Repeat the full listing below verbatim and keep the images out.

-- Begin --

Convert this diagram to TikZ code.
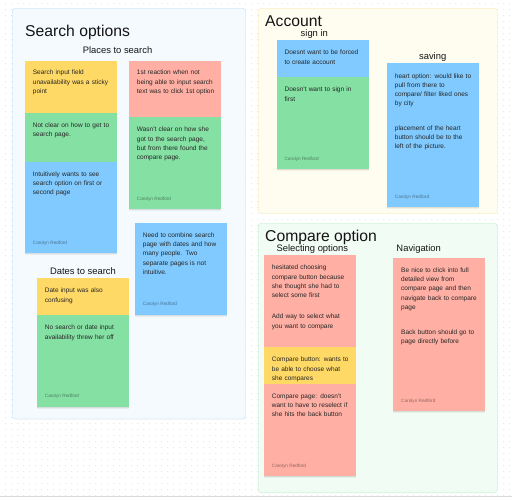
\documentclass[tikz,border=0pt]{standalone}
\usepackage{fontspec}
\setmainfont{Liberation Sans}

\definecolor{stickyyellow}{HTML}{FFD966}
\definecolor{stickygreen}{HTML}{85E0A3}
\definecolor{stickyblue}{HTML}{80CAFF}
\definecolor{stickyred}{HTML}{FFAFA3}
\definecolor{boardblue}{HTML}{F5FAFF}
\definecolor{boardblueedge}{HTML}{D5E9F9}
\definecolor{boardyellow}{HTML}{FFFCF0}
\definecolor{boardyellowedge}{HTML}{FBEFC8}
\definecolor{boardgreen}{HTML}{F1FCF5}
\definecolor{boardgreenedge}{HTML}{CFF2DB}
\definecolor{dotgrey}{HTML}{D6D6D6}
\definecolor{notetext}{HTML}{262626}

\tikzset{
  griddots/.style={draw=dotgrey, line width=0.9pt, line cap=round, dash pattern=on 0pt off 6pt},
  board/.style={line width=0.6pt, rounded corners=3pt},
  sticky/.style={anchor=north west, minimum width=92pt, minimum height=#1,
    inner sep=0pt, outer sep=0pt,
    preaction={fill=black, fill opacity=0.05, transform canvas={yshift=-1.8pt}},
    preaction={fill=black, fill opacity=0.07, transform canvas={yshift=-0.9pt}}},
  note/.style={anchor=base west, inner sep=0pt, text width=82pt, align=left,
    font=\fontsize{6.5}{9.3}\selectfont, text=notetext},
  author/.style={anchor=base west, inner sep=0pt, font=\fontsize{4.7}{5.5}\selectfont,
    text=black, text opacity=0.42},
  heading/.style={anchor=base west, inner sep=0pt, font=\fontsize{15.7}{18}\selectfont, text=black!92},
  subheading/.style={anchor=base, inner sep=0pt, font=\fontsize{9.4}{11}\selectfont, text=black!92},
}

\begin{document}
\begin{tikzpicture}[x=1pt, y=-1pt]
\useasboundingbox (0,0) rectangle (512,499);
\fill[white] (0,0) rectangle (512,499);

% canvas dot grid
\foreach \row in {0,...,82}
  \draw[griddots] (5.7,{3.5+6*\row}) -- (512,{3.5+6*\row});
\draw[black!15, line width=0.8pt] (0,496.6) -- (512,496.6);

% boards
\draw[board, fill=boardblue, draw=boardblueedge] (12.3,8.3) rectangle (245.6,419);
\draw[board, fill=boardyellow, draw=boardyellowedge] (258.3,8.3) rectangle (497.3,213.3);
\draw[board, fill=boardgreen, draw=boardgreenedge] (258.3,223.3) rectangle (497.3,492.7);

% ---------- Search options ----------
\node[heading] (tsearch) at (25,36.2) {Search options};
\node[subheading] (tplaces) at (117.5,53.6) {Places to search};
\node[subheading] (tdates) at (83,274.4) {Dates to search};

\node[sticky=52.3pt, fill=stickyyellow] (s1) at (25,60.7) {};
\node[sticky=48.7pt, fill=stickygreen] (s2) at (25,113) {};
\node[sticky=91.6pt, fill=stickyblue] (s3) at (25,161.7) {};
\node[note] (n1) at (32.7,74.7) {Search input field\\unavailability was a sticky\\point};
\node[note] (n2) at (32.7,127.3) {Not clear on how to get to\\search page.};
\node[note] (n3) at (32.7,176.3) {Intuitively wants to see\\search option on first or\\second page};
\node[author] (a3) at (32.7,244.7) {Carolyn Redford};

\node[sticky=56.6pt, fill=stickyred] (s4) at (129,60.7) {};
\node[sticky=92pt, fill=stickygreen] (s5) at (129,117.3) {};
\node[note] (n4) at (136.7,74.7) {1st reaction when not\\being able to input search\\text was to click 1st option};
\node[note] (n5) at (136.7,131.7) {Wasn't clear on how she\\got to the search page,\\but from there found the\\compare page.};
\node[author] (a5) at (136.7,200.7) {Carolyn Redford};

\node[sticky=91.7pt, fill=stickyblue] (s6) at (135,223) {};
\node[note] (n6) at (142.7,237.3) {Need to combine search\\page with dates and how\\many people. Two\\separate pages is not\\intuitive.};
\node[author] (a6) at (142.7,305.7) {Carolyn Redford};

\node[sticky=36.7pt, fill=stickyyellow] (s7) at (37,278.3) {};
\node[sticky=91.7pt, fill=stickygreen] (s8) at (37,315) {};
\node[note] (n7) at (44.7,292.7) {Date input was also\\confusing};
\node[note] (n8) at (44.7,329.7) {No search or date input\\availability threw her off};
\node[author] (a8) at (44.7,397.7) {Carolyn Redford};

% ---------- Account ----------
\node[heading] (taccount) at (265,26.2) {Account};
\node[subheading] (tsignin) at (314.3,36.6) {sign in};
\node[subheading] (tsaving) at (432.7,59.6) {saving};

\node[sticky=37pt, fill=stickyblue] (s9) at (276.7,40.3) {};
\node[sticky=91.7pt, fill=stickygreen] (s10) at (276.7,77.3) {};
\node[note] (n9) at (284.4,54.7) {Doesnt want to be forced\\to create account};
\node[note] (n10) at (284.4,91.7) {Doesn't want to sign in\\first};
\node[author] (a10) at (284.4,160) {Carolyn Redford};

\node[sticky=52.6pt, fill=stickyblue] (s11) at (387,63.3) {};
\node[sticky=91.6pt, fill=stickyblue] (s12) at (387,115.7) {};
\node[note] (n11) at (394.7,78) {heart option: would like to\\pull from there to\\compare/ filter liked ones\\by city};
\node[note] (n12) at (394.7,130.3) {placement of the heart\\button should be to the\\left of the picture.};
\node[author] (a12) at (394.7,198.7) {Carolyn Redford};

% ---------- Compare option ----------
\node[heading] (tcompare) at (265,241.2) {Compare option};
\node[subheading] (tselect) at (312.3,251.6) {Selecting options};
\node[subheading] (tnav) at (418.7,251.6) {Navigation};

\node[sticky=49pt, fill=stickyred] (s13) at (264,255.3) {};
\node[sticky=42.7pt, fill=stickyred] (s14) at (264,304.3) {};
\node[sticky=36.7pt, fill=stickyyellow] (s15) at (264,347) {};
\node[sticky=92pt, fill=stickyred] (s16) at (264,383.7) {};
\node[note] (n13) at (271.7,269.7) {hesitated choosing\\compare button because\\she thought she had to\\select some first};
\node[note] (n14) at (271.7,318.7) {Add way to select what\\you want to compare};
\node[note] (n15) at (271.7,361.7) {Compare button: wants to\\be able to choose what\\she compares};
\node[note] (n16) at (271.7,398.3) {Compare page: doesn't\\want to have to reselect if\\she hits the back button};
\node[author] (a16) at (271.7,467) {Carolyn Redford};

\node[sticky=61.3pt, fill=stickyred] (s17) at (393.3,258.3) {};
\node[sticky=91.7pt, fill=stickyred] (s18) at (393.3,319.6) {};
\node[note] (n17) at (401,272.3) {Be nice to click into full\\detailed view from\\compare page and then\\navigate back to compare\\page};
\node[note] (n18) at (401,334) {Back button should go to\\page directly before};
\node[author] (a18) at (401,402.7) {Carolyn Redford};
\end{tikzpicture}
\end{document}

-- End --

• **Task response**:
Convert this diagram to TikZ code.
\documentclass[tikz,border=0pt]{standalone}
\usepackage{fontspec}
\setmainfont{Liberation Sans}

\definecolor{stickyyellow}{HTML}{FFD966}
\definecolor{stickygreen}{HTML}{85E0A3}
\definecolor{stickyblue}{HTML}{80CAFF}
\definecolor{stickyred}{HTML}{FFAFA3}
\definecolor{boardblue}{HTML}{F5FAFF}
\definecolor{boardblueedge}{HTML}{D5E9F9}
\definecolor{boardyellow}{HTML}{FFFCF0}
\definecolor{boardyellowedge}{HTML}{FBEFC8}
\definecolor{boardgreen}{HTML}{F1FCF5}
\definecolor{boardgreenedge}{HTML}{CFF2DB}
\definecolor{dotgrey}{HTML}{D6D6D6}
\definecolor{notetext}{HTML}{262626}

\tikzset{
  griddots/.style={draw=dotgrey, line width=0.9pt, line cap=round, dash pattern=on 0pt off 6pt},
  board/.style={line width=0.6pt, rounded corners=3pt},
  sticky/.style={anchor=north west, minimum width=92pt, minimum height=#1,
    inner sep=0pt, outer sep=0pt,
    preaction={fill=black, fill opacity=0.05, transform canvas={yshift=-1.8pt}},
    preaction={fill=black, fill opacity=0.07, transform canvas={yshift=-0.9pt}}},
  note/.style={anchor=base west, inner sep=0pt, text width=82pt, align=left,
    font=\fontsize{6.5}{9.3}\selectfont, text=notetext},
  author/.style={anchor=base west, inner sep=0pt, font=\fontsize{4.7}{5.5}\selectfont,
    text=black, text opacity=0.42},
  heading/.style={anchor=base west, inner sep=0pt, font=\fontsize{15.7}{18}\selectfont, text=black!92},
  subheading/.style={anchor=base, inner sep=0pt, font=\fontsize{9.4}{11}\selectfont, text=black!92},
}

\begin{document}
\begin{tikzpicture}[x=1pt, y=-1pt]
\useasboundingbox (0,0) rectangle (512,499);
\fill[white] (0,0) rectangle (512,499);

% canvas dot grid
\foreach \row in {0,...,82}
  \draw[griddots] (5.7,{3.5+6*\row}) -- (512,{3.5+6*\row});
\draw[black!15, line width=0.8pt] (0,496.6) -- (512,496.6);

% boards
\draw[board, fill=boardblue, draw=boardblueedge] (12.3,8.3) rectangle (245.6,419);
\draw[board, fill=boardyellow, draw=boardyellowedge] (258.3,8.3) rectangle (497.3,213.3);
\draw[board, fill=boardgreen, draw=boardgreenedge] (258.3,223.3) rectangle (497.3,492.7);

% ---------- Search options ----------
\node[heading] (tsearch) at (25,36.2) {Search options};
\node[subheading] (tplaces) at (117.5,53.6) {Places to search};
\node[subheading] (tdates) at (83,274.4) {Dates to search};

\node[sticky=52.3pt, fill=stickyyellow] (s1) at (25,60.7) {};
\node[sticky=48.7pt, fill=stickygreen] (s2) at (25,113) {};
\node[sticky=91.6pt, fill=stickyblue] (s3) at (25,161.7) {};
\node[note] (n1) at (32.7,74.7) {Search input field\\unavailability was a sticky\\point};
\node[note] (n2) at (32.7,127.3) {Not clear on how to get to\\search page.};
\node[note] (n3) at (32.7,176.3) {Intuitively wants to see\\search option on first or\\second page};
\node[author] (a3) at (32.7,244.7) {Carolyn Redford};

\node[sticky=56.6pt, fill=stickyred] (s4) at (129,60.7) {};
\node[sticky=92pt, fill=stickygreen] (s5) at (129,117.3) {};
\node[note] (n4) at (136.7,74.7) {1st reaction when not\\being able to input search\\text was to click 1st option};
\node[note] (n5) at (136.7,131.7) {Wasn't clear on how she\\got to the search page,\\but from there found the\\compare page.};
\node[author] (a5) at (136.7,200.7) {Carolyn Redford};

\node[sticky=91.7pt, fill=stickyblue] (s6) at (135,223) {};
\node[note] (n6) at (142.7,237.3) {Need to combine search\\page with dates and how\\many people. Two\\separate pages is not\\intuitive.};
\node[author] (a6) at (142.7,305.7) {Carolyn Redford};

\node[sticky=36.7pt, fill=stickyyellow] (s7) at (37,278.3) {};
\node[sticky=91.7pt, fill=stickygreen] (s8) at (37,315) {};
\node[note] (n7) at (44.7,292.7) {Date input was also\\confusing};
\node[note] (n8) at (44.7,329.7) {No search or date input\\availability threw her off};
\node[author] (a8) at (44.7,397.7) {Carolyn Redford};

% ---------- Account ----------
\node[heading] (taccount) at (265,26.2) {Account};
\node[subheading] (tsignin) at (314.3,36.6) {sign in};
\node[subheading] (tsaving) at (432.7,59.6) {saving};

\node[sticky=37pt, fill=stickyblue] (s9) at (276.7,40.3) {};
\node[sticky=91.7pt, fill=stickygreen] (s10) at (276.7,77.3) {};
\node[note] (n9) at (284.4,54.7) {Doesnt want to be forced\\to create account};
\node[note] (n10) at (284.4,91.7) {Doesn't want to sign in\\first};
\node[author] (a10) at (284.4,160) {Carolyn Redford};

\node[sticky=52.6pt, fill=stickyblue] (s11) at (387,63.3) {};
\node[sticky=91.6pt, fill=stickyblue] (s12) at (387,115.7) {};
\node[note] (n11) at (394.7,78) {heart option: would like to\\pull from there to\\compare/ filter liked ones\\by city};
\node[note] (n12) at (394.7,130.3) {placement of the heart\\button should be to the\\left of the picture.};
\node[author] (a12) at (394.7,198.7) {Carolyn Redford};

% ---------- Compare option ----------
\node[heading] (tcompare) at (265,241.2) {Compare option};
\node[subheading] (tselect) at (312.3,251.6) {Selecting options};
\node[subheading] (tnav) at (418.7,251.6) {Navigation};

\node[sticky=49pt, fill=stickyred] (s13) at (264,255.3) {};
\node[sticky=42.7pt, fill=stickyred] (s14) at (264,304.3) {};
\node[sticky=36.7pt, fill=stickyyellow] (s15) at (264,347) {};
\node[sticky=92pt, fill=stickyred] (s16) at (264,383.7) {};
\node[note] (n13) at (271.7,269.7) {hesitated choosing\\compare button because\\she thought she had to\\select some first};
\node[note] (n14) at (271.7,318.7) {Add way to select what\\you want to compare};
\node[note] (n15) at (271.7,361.7) {Compare button: wants to\\be able to choose what\\she compares};
\node[note] (n16) at (271.7,398.3) {Compare page: doesn't\\want to have to reselect if\\she hits the back button};
\node[author] (a16) at (271.7,467) {Carolyn Redford};

\node[sticky=61.3pt, fill=stickyred] (s17) at (393.3,258.3) {};
\node[sticky=91.7pt, fill=stickyred] (s18) at (393.3,319.6) {};
\node[note] (n17) at (401,272.3) {Be nice to click into full\\detailed view from\\compare page and then\\navigate back to compare\\page};
\node[note] (n18) at (401,334) {Back button should go to\\page directly before};
\node[author] (a18) at (401,402.7) {Carolyn Redford};
\end{tikzpicture}
\end{document}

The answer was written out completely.